US Wasting Millions Trying To Get Afghanistan To Collect Import Taxes Electronically

A program to help Afghanistan collect import duties electronically could be wasting more than $100 million of taxpayer money, government investigators claim in a report released Tuesday.

The U.S. Agency for International Development (USAID) is three years into a four-year project to help Afghanistan officials use electronic methods to gather custom duties instead of cash, but the program has mostly been a failure, according to the Special Investigator General for Afghanistan Reconstruction (SIGAR).

USAID tapped Chemonics, a for-profit development company with numerous USAID and State Department contracts, to implement an e-payment system in Afghanistan under the Afghanistan Trade and Revenue program.

As one part of the $77.8 million program, Chemonics and USAID established a goal of collecting 75 percent of all custom duties electronically by November of 2018. The project started in November 2013, and had a $77.8 million budget.

“Our review found that by the end of December 2016, less than 1 percent…of all custom duty collections were being collected
electronically,” John Sopko, head of SIGAR, said in the reports.

Most duties are collected in cash in Afghanistan, and transported from customs offices to central locations, an inefficient and dangerous way to ensure the Afghanistan government gets its money.

The e-payment system was supposed to address these concerns, but needed the support of Afghanistan officials, and the willingness of traders to adopt the new system.

The cash-based system also makes corruption easy. SIGAR reported earlier that roughly half the duty fees Afghanistan collected in 2013 went to corrupt officials.

Another obstacle to bringing customs payments online is the incentive of Afghanistan’s national bank, which still processes many duty transactions despite a 2005 law that forbidS them from doing so. Chemonics may have been “unaware” of the “difficulty of removing Da Afghanistan Bank from the lucrative cash-based customs process” when it set the 75 percent goal, one official told SIGAR.

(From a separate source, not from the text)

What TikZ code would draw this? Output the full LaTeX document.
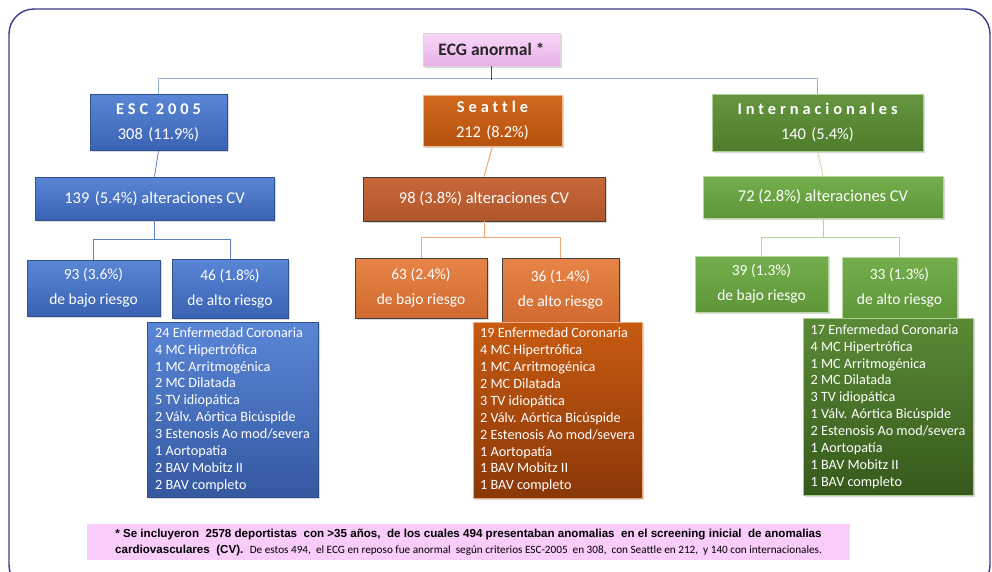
\documentclass[tikz,border=0pt]{standalone}
\usepackage{fontspec}
\setmainfont{Carlito}
\newfontfamily\spacedfont[LetterSpace=24,Ligatures={NoCommon}]{Carlito}
\newfontfamily\footfont{Liberation Sans}
\usetikzlibrary{shadows}
\definecolor{frame}{HTML}{3C3C8C}
\definecolor{pinkA}{HTML}{F8D8F8}
\definecolor{pinkB}{HTML}{E8B0E8}
\definecolor{foot}{HTML}{F9CCF9}
\definecolor{bluA}{HTML}{5A86D6}
\definecolor{bluB}{HTML}{3A62B2}
\definecolor{bluD}{HTML}{2F528F}
\definecolor{bluL}{HTML}{5B7FC7}
\definecolor{topL}{HTML}{9BB0D8}
\definecolor{orA}{HTML}{D2691E}
\definecolor{orB}{HTML}{B5520E}
\definecolor{orC}{HTML}{C8683A}
\definecolor{orC2}{HTML}{B0552A}
\definecolor{orE}{HTML}{E88448}
\definecolor{orE2}{HTML}{D06A30}
\definecolor{orF}{HTML}{C85A12}
\definecolor{orF2}{HTML}{8A3808}
\definecolor{orL}{HTML}{F0A878}
\definecolor{grA}{HTML}{65963F}
\definecolor{grB}{HTML}{4E7C2C}
\definecolor{grC}{HTML}{74AE4C}
\definecolor{grC2}{HTML}{5E9638}
\definecolor{grF}{HTML}{5A8A36}
\definecolor{grF2}{HTML}{36591C}
\definecolor{grL}{HTML}{B5D69A}
\definecolor{grL2}{HTML}{C8E2B6}
\tikzset{
  box/.style={draw, line width=0.8pt, align=center, text=white, inner sep=0pt,
    drop shadow={opacity=0.3, shadow xshift=1.5pt, shadow yshift=-1.5pt}},
  titlefont/.style={font=\fontsize{16.4}{25}\selectfont},
  cvfont/.style={font=\fontsize{16.5}{18}\selectfont},
  riskfont/.style={font=\fontsize{15.5}{25}\selectfont},
  listfont/.style={font=\fontsize{14.2}{16.9}\selectfont, align=left},
  bluebox/.style={box, draw=bluD, top color=bluA, bottom color=bluB},
  bluelist/.style={box, draw=bluD, top color=bluA, bottom color=bluB!90!black},
  orangetitle/.style={box, draw=orE!60!white, top color=orA, bottom color=orB},
  orangecv/.style={box, draw=black!75, top color=orC, bottom color=orC2},
  orangerisk/.style={box, draw=black!75, top color=orE, bottom color=orE2},
  orangelist/.style={box, draw=orE!70!white, top color=orF, bottom color=orF2},
  greentitle/.style={box, draw=grC!60!white, top color=grA, bottom color=grB},
  greencv/.style={box, draw=grC!50!white, top color=grC, bottom color=grC2},
  greenrisk/.style={box, draw=grC!50!white, top color=grC, bottom color=grC2},
  greenlist/.style={box, draw=grC!60!white, top color=grF, bottom color=grF2},
  bline/.style={draw=bluL, line width=0.8pt},
  oline/.style={draw=orL, line width=1pt},
  gline/.style={draw=grL, line width=1pt},
}
\begin{document}
\begin{tikzpicture}[x=1pt,y=-1pt]
\useasboundingbox (0,0) rectangle (992,571);
\clip (0,0) rectangle (992,571);
\fill[white] (0,0) rectangle (992,571);
\draw[frame, line width=1.4pt, rounded corners=25pt] (9,9) rectangle (990,590);

% top
\node[box, draw=pinkB!80!black!40, top color=pinkA, bottom color=pinkB, text=black!85,
  minimum width=137pt, minimum height=33pt, font=\fontsize{17.5}{20}\selectfont\bfseries]
  (ecg) at (491.5,49.5) {ECG anormal *};

% ESC
\node[bluebox, titlefont, minimum width=137pt, minimum height=56pt] (esc) at (158.5,122.5)
  {{\spacedfont\bfseries ESC 2005}\\308\,\,(11.9\%)};
\node[bluebox, cvfont, minimum width=239pt, minimum height=43pt] (esccv) at (154.5,198.5)
  {139\,\,(5.4\%) alteraciones CV};
\node[bluebox, riskfont, minimum width=133pt, minimum height=56pt] (escb) at (93.5,288)
  {93 (3.6\%)\\de bajo riesgo};
\node[bluebox, riskfont, minimum width=116pt, minimum height=59pt] (esca) at (230,288.5)
  {46 (1.8\%)\\de alto riesgo};
\node[bluelist, listfont, minimum width=171pt, minimum height=175pt] (escl) at (232.5,409.5)
  {24 Enfermedad Coronaria\\4 MC Hipertrófica\\1 MC Arritmogénica\\2 MC Dilatada\\5 TV idiopática\\2 Válv. Aórtica Bicúspide\\3 Estenosis Ao mod/severa\\1 Aortopatía\\2 BAV Mobitz II\\2 BAV completo};

% Seattle
\node[orangetitle, titlefont, minimum width=139pt, minimum height=51pt] (sea) at (492.5,120.5)
  {{\spacedfont\bfseries Seattle}\\212\,\,(8.2\%)};
\node[orangecv, cvfont, minimum width=242pt, minimum height=44pt] (seacv) at (484,199)
  {98 (3.8\%) alteraciones CV};
\node[orangerisk, riskfont, minimum width=132pt, minimum height=60pt] (seab) at (421,288)
  {63 (2.4\%)\\de bajo riesgo};
\node[orangerisk, riskfont, minimum width=117pt, minimum height=64pt] (seaa) at (560.5,290)
  {36 (1.4\%)\\de alto riesgo};
\node[orangelist, listfont, minimum width=169pt, minimum height=176pt] (seal) at (557.5,410)
  {19 Enfermedad Coronaria\\4 MC Hipertrófica\\1 MC Arritmogénica\\2 MC Dilatada\\3 TV idiopática\\2 Válv. Aórtica Bicúspide\\2 Estenosis Ao mod/severa\\1 Aortopatía\\1 BAV Mobitz II\\1 BAV completo};

% Internacionales
\node[greentitle, titlefont, minimum width=211pt, minimum height=57pt] (int) at (817.5,122.5)
  {{\spacedfont\bfseries Internacionales}\\140\,\,(5.4\%)};
\node[greencv, cvfont, minimum width=240pt, minimum height=42pt] (intcv) at (823,197)
  {72 (2.8\%) alteraciones CV};
\node[greenrisk, riskfont, minimum width=133pt, minimum height=56pt] (intb) at (761.5,284)
  {39 (1.3\%)\\de bajo riesgo};
\node[greenrisk, riskfont, minimum width=115pt, minimum height=61pt] (inta) at (899.5,287.5)
  {33 (1.3\%)\\de alto riesgo};
\node[greenlist, listfont, minimum width=170pt, minimum height=177pt] (intl) at (888,406.5)
  {17 Enfermedad Coronaria\\4 MC Hipertrófica\\1 MC Arritmogénica\\2 MC Dilatada\\3 TV idiopática\\1 Válv. Aórtica Bicúspide\\2 Estenosis Ao mod/severa\\1 Aortopatía\\1 BAV Mobitz II\\1 BAV completo};

% connectors
\draw[topL, line width=1pt] (esc.north) -- ++(0,-16) -| (int.north);
\draw[bluD, line width=1pt] (ecg.south) -- ++(0,13.5);
\draw[bline] (esc.south) -- (esccv.north);
\draw[bline] (esccv.south) -- ++(0,19) coordinate (ej);
\draw[bline] (escb.north) |- (ej) -| (esca.north);
\draw[oline] (sea.south) -- (seacv.north);
\draw[oline] (seacv.south) -- ++(0,16) coordinate (sj);
\draw[oline] (seab.north) |- (sj) -| (seaa.north);
\draw[draw=grL2, line width=1pt] (int.south) -- (intcv.north);
\draw[gline] (intcv.south) -- ++(0,19) coordinate (ij);
\draw[gline] (intb.north) |- (ij) -| (inta.north);

% footnote
\node[fill=foot, minimum width=763pt, minimum height=36pt, inner sep=0pt, align=center,
  font=\footfont\bfseries\fontsize{11.6}{16}\selectfont] (note) at (468.5,542)
  {* Se incluyeron\ \ 2578 deportistas\ \ con >35 años,\ \ de los cuales 494 presentaban anomalias\ \ en el screening inicial\ \ de anomalias\\
   cardiovasculares\ \ (CV).\ \ {\rmfamily\mdseries\fontsize{11.2}{16}\selectfont De estos 494,\ \ el ECG en reposo fue anormal\ \ según criterios ESC-2005\ \ en 308,\ \ con Seattle en 212,\ \ y 140 con internacionales.}};
\end{tikzpicture}
\end{document}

This is not the first time an e-payment initiative sponsored by the U.S. has failed. USAID first brought Chemonics in to implement an e-payment system in 2009 for a four-year program as part of an $83 million contract, but that initiative failed to achieve its goal — which was also to complete 75 percent of duty transactions electronically.

During the second year of the program, electronically collected duties actually decreased. Of the $954 million in duties Afghanistan collected in 2014, only $4 million came from electronic transactions. In 2013, the first year of the new four-year program, Afghanistan electronically collected $6.42 million of the total $870.63 in duties.

SIGAR suggested that Chemonics should ultimately be held responsible for the program’s lack of results, and USAID agreed. The contract states that if the project is failing to meet goals, the contractor should readjust its approach, and Chemonics did not do that.

Chemonics and USAID did change its metrics considerably after the first two years. Chemonics and USAID significantly revised the revenue generation targets downward for the first three quarters of program year four “because the program failed to achieve any of the revenue generation targets established for year three,” which ended in late 2016.